Questions don’t just consist of plain text. You can insert all kinds of important information and formatting into a question. Below, we’ve highlighted some of the most important and commonly used features available to you when you edit questions.
- Rich Content Editor: Apply formatting, such as bolding, italics, adding hyperlinks, etc.

- Piped Text: Piped text works as a placeholder, and allows you to dynamically pull text from a previous question, contact list information, or embedded data, and display it in the current question.

- Formatting Answer Choices: Answers come with a whole host of unique editing tools. For example, you can add “Other” text to a multiple choice; hide certain choices; or even add graphics.

- Response requirements: Require your audience to respond to certain questions, or respond in a certain format.

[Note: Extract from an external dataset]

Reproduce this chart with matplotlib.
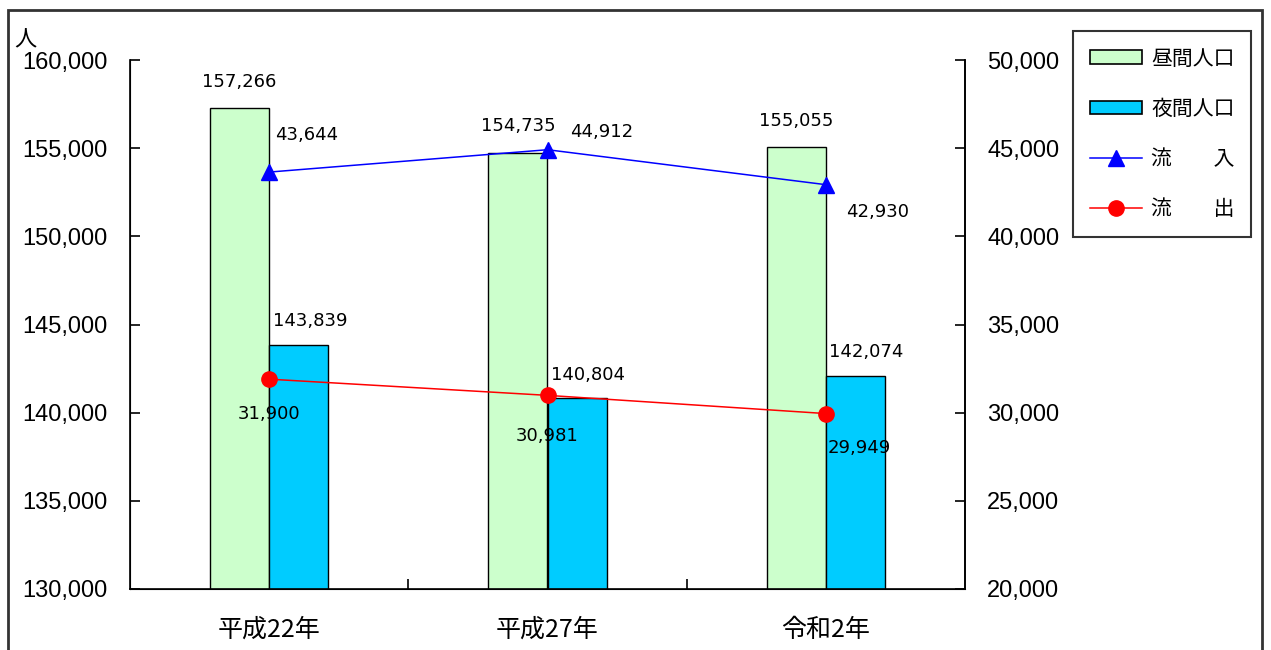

- Question behavior: Add advanced behavior to your questions, such as the ability to hide questions under certain conditions, take selected choices from a previous survey question, designate a choice to be selected by default, and more. For example, some of the most commonly used question behaviors include:
- Display logic: Show (or hide) your question conditionally based on previous information.
- Skip logic: Send respondents to a future point in the survey based on how they answer the selected question.
- Carry forward choices: Copy specific answer choices from one question and bring them into a future question in your survey.
- Recode values: Use this option to change the default numeric values or variable names for your answer choices. The coding you set here will be reflected in your reports and raw data, and is used to calculate all statistics.
For more general information on creating and editing questions, see Creating Questions and Formatting Questions.
Question Types
When you first create a project, a multiple choice question is inserted into your first question block by default. However, you might want to change it to another type or style of question. Use the question editing pane to choose among more than a dozen question types (e.g., multiple choice, rank order, NPS). For example, here’s a matrix table.
As the question type changes, different editing options become available. Let’s look at an example of unique settings you’d see in the editing pane for this matrix table:
- Matrix Type: In this case, choose whether the matrix is formatted as a series of Likert scales, as a bipolar table, or more.

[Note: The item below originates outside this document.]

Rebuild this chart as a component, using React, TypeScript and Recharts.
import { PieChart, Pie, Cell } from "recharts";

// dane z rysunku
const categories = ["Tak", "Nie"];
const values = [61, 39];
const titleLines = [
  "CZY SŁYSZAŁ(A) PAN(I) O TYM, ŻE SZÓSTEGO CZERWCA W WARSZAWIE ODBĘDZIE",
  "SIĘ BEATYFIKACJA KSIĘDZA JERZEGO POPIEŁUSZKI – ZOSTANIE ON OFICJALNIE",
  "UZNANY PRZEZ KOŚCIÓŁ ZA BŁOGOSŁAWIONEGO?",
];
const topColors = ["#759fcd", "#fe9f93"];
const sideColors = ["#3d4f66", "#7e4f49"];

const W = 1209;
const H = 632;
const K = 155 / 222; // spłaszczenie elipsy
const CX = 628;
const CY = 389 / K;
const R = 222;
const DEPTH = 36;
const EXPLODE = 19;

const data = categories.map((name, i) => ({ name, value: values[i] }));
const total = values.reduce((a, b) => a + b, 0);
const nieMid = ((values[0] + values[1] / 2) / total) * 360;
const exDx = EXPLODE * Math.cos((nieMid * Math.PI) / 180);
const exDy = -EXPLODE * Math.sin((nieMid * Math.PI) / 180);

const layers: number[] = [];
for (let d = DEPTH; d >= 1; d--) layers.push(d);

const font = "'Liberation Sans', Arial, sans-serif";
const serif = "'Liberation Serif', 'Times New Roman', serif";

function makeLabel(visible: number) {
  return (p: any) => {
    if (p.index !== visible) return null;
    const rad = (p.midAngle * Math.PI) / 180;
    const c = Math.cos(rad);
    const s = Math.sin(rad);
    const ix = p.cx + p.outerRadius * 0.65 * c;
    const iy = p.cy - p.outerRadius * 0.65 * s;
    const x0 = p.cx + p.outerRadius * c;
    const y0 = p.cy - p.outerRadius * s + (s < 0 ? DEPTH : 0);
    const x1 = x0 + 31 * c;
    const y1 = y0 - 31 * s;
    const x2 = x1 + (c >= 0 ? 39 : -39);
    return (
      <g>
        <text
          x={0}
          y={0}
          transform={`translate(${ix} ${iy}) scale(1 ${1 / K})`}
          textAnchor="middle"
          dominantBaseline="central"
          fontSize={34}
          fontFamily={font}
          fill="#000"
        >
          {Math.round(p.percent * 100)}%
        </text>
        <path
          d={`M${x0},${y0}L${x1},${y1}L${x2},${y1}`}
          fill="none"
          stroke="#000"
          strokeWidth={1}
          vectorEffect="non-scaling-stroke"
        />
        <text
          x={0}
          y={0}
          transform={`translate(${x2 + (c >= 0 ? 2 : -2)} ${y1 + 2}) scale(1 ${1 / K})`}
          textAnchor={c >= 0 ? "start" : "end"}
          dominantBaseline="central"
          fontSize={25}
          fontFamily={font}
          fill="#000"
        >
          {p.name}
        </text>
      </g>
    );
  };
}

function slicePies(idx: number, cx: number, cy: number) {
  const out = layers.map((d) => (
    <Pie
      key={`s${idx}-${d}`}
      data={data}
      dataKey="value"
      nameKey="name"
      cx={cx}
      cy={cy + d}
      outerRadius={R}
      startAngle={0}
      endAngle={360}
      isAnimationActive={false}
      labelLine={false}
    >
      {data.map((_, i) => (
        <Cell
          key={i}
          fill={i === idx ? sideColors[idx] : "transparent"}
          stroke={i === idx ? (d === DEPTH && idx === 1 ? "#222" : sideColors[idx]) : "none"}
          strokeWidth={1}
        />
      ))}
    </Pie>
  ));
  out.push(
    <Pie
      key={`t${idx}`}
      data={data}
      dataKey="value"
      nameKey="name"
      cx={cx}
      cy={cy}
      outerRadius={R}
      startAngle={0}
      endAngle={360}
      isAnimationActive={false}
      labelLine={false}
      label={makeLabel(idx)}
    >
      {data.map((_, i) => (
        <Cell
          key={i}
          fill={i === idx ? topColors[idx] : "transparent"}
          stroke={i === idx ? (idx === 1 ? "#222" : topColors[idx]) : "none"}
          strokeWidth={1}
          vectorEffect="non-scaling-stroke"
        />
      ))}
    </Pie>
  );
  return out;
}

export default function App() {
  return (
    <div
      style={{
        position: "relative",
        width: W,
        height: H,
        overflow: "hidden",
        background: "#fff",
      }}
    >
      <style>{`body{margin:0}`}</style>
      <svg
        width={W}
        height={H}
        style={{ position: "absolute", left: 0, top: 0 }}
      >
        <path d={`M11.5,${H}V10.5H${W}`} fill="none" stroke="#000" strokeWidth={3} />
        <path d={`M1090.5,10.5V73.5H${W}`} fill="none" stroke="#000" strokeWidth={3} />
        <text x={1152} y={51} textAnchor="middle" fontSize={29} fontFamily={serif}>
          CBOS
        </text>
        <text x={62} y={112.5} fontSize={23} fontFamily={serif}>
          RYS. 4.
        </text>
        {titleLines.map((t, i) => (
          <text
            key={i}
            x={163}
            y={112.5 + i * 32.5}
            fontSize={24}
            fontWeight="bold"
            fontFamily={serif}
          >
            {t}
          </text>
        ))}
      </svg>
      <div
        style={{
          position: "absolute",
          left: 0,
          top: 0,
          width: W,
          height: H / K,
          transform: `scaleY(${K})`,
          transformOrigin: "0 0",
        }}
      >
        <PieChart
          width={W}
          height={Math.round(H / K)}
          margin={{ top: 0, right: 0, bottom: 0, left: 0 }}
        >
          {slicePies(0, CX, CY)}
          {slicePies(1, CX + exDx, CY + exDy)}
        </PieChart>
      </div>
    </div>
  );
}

- Statements: Use the + or – buttons to increase or decrease the number of possible statements.
- Scale Points: Use the + or – buttons to increase or decrease the number of possible scale points.
If you have questions about a type of question you’re using, be sure to check out its support page. You can find a list of all question types and their pages on Question Types.
Tools
The Tools dropdown menu contains a variety of advanced survey features. These features include options like auto-number questions, managing reusable choices, and more.
Tools also contains specific survey building aids, like stripping formatting, generating sample responses for testing your surveys and exporting your survey to other formats.
Search
The search tool in the survey builder allows you to find questions and blocks quickly. Just enter a word, or even a part of a word, and the survey will be filtered accordingly. Click the search button, then type in the field that appears.
The search tool can also search for questions by their text, question number (e.g., Q3 or Q17), and internal IDs.
Survey Toolbar and Navigation Basics
The toolbar along the left manages your survey’s design options, security settings, and logic structures (i.e., survey flow). The toolbar along the top also lets you preview, publish, and search your survey.
Survey Flow
The Survey flow section gives a block-level view of your survey and details the order in which blocks are displayed to your respondents. From here you can customize where respondents go in your survey, what they see, and what they don’t see.
You can perform simple tasks like rearranging blocks, or you can add elements like branch logic that directs and personalizes your respondents’ survey experience.
By selecting Add Below or Add a New Element Here in the Survey Flow, you can continue to customize your respondent’s path through your survey by adding randomization, authenticators, web services, or new branch logic.
Look and Feel
Your survey’s look and feel must hit the mark. It has been proven again and again that clear, good-looking surveys get better response rates.
The Look andFeel menu opens settings that will help you design your survey, like choosing a theme, fonts, colors, and headers. Here you can apply your institution’s logos and color schemes.
You can also set a variety of survey experience choices, such as displaying a progress bar or having questions highlight upon selection.
Survey Options
Survey options presents a list of general settings that affect your respondents’ survey experience. These settings include a command to add a back button to your survey, display a custom end of survey message, include question numbers for respondents to see, quotas, translations, scoring, and more.
You can also set security settings for your survey. For example, you can stop respondents from taking a survey more than once, or add password protection to the survey. You can customize general settings too, such as changing a survey’s language.


Preview Survey
The preview feature lets you view and experience your survey just as your respondents will. This preview provides both computer screen and mobile device preview options.
Previewing is essential. Think of the preview option as a debugging tool that helps you find all the potential mistakes, logic errors, and readability issues you may have missed when you were creating your survey.
Banner Notifications
Sometimes, banners will appear across the top of the survey builder to tell you something important. We cover some of the most common here.
Changes Won’t Be Live Until You Publish
If you see a yellow banner that states, “You are making edits to this survey. Changes won’t be live until you publish,” see the Publishing support page on how to push your edits live.
Multiple Users Editing the Survey
If you have invited other users to collaborate on your survey, you want to make sure you aren’t making edits at the same time that could cancel each other out. For example, if you’re changing the wording of your survey’s introduction at the same time your colleague is, her edits might override yours.
The banner will read, “Multiple people are editing this survey and you might impact each other’s changes.” It will also tell you how many users are in the survey at the same time, and when you hover over Currently Editing, you can see their names.
The banner is updated as users enter or exit the survey. Entering the same survey from the same account in multiple tabs will not activate this banner.
File Size Warning
If your survey exceeds 10MB, you will get a warning in red at the top of the survey builder. It reads: “This survey file size is getting too large and could cause performance problems. Consider making changes to reduce its size.”
This warning will not prevent you from making more edits. It is meant to caution you against making a survey too large.
Web Accessibility Standards
If you see a red banner that warns, “This survey does not meet web accessibility standards,” see the Requiring Accessible Surveys support page.